▸ What is expected:
Your task is to copy the stretch of lines in the records below that begins with the line containing "What D3.js code" and ends with the line containing "const qnum = s", exactly as written, with nothing added.

▸ Records for this exercise:

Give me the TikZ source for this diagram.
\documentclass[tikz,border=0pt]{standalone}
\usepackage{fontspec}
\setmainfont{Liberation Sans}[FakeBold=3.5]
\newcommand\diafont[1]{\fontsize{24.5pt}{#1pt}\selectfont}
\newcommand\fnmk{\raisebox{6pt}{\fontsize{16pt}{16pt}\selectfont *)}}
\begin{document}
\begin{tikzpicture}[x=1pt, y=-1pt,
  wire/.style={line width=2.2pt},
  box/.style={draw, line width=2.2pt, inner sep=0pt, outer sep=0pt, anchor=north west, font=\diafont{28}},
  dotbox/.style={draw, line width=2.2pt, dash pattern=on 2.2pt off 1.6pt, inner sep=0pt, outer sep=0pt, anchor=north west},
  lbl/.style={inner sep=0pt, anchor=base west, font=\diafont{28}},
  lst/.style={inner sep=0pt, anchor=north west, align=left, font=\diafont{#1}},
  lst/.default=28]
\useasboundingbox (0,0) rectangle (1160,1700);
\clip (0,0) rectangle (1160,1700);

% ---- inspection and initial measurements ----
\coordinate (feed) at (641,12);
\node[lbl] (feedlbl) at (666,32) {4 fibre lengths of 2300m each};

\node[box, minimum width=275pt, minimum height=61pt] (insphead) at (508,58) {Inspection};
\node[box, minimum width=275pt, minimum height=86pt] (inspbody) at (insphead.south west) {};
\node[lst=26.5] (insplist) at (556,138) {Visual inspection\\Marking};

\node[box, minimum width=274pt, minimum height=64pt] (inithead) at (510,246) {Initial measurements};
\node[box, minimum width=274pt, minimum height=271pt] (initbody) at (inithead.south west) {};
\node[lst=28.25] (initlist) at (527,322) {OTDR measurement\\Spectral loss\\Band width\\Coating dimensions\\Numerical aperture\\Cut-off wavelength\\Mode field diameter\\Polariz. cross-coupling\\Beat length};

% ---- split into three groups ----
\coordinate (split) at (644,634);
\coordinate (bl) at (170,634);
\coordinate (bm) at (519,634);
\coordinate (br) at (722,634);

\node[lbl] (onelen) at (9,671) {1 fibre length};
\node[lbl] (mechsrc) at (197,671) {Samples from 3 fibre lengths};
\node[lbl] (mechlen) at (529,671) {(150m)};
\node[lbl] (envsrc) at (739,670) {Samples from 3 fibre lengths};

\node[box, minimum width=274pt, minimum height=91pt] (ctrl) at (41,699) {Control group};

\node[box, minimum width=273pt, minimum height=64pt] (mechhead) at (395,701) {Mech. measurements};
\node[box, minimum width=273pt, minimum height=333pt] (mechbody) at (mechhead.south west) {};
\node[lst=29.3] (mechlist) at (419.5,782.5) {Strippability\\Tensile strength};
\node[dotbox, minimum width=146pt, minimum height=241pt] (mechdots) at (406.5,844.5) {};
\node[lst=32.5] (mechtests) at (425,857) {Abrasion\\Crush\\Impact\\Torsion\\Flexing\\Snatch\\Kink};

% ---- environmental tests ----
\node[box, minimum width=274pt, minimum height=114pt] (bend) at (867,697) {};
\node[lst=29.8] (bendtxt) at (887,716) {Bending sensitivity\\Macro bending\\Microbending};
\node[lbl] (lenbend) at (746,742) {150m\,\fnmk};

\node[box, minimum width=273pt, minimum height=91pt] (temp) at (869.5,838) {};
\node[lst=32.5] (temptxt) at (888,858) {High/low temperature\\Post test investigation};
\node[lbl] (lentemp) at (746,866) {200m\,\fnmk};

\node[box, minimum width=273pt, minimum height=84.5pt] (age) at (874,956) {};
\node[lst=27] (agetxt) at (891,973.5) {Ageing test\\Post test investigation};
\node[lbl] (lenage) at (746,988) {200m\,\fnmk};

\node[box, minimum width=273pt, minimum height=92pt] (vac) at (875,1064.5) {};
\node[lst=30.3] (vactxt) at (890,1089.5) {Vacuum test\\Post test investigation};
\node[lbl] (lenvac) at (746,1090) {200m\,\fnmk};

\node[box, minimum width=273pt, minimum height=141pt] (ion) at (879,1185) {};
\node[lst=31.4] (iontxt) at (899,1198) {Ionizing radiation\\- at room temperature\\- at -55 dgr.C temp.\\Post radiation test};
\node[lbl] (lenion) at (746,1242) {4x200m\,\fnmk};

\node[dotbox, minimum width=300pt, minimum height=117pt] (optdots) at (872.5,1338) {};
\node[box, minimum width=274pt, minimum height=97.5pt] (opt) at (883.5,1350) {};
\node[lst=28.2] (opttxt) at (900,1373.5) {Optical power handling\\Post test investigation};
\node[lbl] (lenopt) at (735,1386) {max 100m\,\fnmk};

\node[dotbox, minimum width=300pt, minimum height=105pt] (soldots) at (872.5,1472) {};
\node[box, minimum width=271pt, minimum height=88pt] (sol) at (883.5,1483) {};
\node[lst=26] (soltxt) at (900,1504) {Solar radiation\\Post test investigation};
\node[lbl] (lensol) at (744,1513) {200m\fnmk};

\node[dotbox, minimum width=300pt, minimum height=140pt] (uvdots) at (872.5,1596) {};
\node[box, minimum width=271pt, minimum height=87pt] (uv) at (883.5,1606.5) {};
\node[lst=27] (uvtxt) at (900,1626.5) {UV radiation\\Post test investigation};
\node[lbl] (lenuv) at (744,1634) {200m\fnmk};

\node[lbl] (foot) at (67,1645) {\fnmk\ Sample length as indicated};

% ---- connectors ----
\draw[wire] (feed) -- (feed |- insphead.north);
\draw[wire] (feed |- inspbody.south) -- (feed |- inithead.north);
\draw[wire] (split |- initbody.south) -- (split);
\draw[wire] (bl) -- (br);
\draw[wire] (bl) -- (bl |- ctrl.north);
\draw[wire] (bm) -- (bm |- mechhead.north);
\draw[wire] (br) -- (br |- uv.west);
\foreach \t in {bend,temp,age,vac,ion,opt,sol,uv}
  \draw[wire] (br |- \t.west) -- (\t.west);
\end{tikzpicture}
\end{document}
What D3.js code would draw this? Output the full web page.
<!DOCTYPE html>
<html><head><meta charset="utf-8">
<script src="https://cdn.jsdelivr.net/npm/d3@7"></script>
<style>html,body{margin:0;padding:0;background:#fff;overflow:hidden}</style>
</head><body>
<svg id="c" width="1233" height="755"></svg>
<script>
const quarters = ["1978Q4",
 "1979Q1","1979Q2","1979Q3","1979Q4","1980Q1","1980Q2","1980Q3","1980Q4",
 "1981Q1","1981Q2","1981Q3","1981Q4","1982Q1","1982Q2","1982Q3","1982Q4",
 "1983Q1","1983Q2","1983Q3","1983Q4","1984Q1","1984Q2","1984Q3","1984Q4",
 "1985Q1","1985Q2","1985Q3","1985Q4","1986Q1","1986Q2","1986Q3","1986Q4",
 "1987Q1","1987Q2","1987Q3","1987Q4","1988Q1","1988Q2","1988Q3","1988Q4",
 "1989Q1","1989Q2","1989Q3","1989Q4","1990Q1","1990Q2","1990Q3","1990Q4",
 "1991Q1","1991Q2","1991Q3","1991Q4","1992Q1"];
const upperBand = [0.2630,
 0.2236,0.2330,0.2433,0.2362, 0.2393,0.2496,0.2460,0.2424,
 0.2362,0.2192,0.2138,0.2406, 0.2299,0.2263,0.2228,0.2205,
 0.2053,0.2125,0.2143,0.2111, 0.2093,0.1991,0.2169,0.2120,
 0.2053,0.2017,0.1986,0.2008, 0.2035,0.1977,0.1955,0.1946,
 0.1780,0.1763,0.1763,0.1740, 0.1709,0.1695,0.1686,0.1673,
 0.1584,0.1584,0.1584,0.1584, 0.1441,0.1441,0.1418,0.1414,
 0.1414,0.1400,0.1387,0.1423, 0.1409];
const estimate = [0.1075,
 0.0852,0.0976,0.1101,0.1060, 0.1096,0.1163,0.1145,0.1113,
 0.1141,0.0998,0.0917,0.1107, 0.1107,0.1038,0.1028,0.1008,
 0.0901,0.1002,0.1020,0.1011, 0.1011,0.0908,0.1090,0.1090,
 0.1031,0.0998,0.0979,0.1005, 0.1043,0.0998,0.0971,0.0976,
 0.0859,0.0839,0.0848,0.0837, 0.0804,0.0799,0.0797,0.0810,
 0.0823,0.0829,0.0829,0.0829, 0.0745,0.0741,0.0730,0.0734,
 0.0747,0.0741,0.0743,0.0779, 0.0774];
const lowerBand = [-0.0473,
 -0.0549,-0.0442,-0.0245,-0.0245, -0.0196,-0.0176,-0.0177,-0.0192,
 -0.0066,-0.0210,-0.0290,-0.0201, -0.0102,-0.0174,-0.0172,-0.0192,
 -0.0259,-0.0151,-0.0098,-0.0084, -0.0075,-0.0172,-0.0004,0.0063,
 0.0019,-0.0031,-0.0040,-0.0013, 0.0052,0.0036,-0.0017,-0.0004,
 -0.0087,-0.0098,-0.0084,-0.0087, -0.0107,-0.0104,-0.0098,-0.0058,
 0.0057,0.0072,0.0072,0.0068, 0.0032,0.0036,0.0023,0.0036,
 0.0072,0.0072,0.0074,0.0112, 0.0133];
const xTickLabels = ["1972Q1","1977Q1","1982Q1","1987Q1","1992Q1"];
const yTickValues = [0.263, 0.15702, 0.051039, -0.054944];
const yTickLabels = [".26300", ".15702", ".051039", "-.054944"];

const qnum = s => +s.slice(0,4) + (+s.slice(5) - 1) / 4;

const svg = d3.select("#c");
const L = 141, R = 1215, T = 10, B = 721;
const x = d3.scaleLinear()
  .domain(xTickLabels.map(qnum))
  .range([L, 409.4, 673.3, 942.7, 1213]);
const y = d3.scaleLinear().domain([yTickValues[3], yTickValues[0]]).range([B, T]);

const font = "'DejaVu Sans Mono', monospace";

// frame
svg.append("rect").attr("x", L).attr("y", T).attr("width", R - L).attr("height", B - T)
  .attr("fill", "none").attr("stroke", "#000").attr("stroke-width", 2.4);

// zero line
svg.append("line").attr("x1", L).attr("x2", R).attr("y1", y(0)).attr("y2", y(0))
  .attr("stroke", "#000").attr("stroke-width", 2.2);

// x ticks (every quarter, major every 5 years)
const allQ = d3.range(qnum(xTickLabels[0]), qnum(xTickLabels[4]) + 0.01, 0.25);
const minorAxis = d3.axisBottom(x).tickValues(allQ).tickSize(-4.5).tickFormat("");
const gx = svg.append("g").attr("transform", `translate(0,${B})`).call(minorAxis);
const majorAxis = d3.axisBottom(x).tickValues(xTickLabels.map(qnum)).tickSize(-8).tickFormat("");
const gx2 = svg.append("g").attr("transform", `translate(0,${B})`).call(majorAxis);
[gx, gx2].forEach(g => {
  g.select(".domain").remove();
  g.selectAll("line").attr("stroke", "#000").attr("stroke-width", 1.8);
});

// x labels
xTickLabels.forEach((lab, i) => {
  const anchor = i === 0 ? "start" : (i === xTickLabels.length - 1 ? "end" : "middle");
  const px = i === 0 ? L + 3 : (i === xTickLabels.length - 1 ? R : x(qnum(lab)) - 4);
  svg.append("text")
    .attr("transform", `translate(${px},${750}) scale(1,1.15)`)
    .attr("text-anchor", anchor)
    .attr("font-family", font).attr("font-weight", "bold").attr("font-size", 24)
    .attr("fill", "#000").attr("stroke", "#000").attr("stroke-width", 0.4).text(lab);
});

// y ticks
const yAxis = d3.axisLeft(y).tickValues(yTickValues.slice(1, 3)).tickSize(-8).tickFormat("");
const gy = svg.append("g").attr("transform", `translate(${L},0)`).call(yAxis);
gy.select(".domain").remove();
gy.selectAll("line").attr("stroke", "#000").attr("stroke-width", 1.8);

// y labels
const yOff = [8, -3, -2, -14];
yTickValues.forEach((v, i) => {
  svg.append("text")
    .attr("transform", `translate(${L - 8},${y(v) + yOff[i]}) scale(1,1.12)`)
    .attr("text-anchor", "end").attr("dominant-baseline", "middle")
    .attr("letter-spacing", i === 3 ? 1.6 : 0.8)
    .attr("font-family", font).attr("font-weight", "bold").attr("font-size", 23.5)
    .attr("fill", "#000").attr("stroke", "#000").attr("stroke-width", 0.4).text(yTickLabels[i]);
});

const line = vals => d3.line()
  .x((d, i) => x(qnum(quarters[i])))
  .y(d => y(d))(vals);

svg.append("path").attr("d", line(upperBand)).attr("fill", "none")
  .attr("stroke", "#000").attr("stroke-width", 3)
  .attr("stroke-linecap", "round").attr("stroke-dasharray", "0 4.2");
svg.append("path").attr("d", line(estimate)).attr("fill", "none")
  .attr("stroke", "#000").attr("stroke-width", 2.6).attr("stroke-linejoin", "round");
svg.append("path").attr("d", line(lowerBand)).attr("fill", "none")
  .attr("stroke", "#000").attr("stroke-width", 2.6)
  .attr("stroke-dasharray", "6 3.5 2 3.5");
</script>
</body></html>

▸ Full response:
What D3.js code would draw this? Output the full web page.
<!DOCTYPE html>
<html><head><meta charset="utf-8">
<script src="https://cdn.jsdelivr.net/npm/d3@7"></script>
<style>html,body{margin:0;padding:0;background:#fff;overflow:hidden}</style>
</head><body>
<svg id="c" width="1233" height="755"></svg>
<script>
const quarters = ["1978Q4",
 "1979Q1","1979Q2","1979Q3","1979Q4","1980Q1","1980Q2","1980Q3","1980Q4",
 "1981Q1","1981Q2","1981Q3","1981Q4","1982Q1","1982Q2","1982Q3","1982Q4",
 "1983Q1","1983Q2","1983Q3","1983Q4","1984Q1","1984Q2","1984Q3","1984Q4",
 "1985Q1","1985Q2","1985Q3","1985Q4","1986Q1","1986Q2","1986Q3","1986Q4",
 "1987Q1","1987Q2","1987Q3","1987Q4","1988Q1","1988Q2","1988Q3","1988Q4",
 "1989Q1","1989Q2","1989Q3","1989Q4","1990Q1","1990Q2","1990Q3","1990Q4",
 "1991Q1","1991Q2","1991Q3","1991Q4","1992Q1"];
const upperBand = [0.2630,
 0.2236,0.2330,0.2433,0.2362, 0.2393,0.2496,0.2460,0.2424,
 0.2362,0.2192,0.2138,0.2406, 0.2299,0.2263,0.2228,0.2205,
 0.2053,0.2125,0.2143,0.2111, 0.2093,0.1991,0.2169,0.2120,
 0.2053,0.2017,0.1986,0.2008, 0.2035,0.1977,0.1955,0.1946,
 0.1780,0.1763,0.1763,0.1740, 0.1709,0.1695,0.1686,0.1673,
 0.1584,0.1584,0.1584,0.1584, 0.1441,0.1441,0.1418,0.1414,
 0.1414,0.1400,0.1387,0.1423, 0.1409];
const estimate = [0.1075,
 0.0852,0.0976,0.1101,0.1060, 0.1096,0.1163,0.1145,0.1113,
 0.1141,0.0998,0.0917,0.1107, 0.1107,0.1038,0.1028,0.1008,
 0.0901,0.1002,0.1020,0.1011, 0.1011,0.0908,0.1090,0.1090,
 0.1031,0.0998,0.0979,0.1005, 0.1043,0.0998,0.0971,0.0976,
 0.0859,0.0839,0.0848,0.0837, 0.0804,0.0799,0.0797,0.0810,
 0.0823,0.0829,0.0829,0.0829, 0.0745,0.0741,0.0730,0.0734,
 0.0747,0.0741,0.0743,0.0779, 0.0774];
const lowerBand = [-0.0473,
 -0.0549,-0.0442,-0.0245,-0.0245, -0.0196,-0.0176,-0.0177,-0.0192,
 -0.0066,-0.0210,-0.0290,-0.0201, -0.0102,-0.0174,-0.0172,-0.0192,
 -0.0259,-0.0151,-0.0098,-0.0084, -0.0075,-0.0172,-0.0004,0.0063,
 0.0019,-0.0031,-0.0040,-0.0013, 0.0052,0.0036,-0.0017,-0.0004,
 -0.0087,-0.0098,-0.0084,-0.0087, -0.0107,-0.0104,-0.0098,-0.0058,
 0.0057,0.0072,0.0072,0.0068, 0.0032,0.0036,0.0023,0.0036,
 0.0072,0.0072,0.0074,0.0112, 0.0133];
const xTickLabels = ["1972Q1","1977Q1","1982Q1","1987Q1","1992Q1"];
const yTickValues = [0.263, 0.15702, 0.051039, -0.054944];
const yTickLabels = [".26300", ".15702", ".051039", "-.054944"];

const qnum = s => +s.slice(0,4) + (+s.slice(5) - 1) / 4;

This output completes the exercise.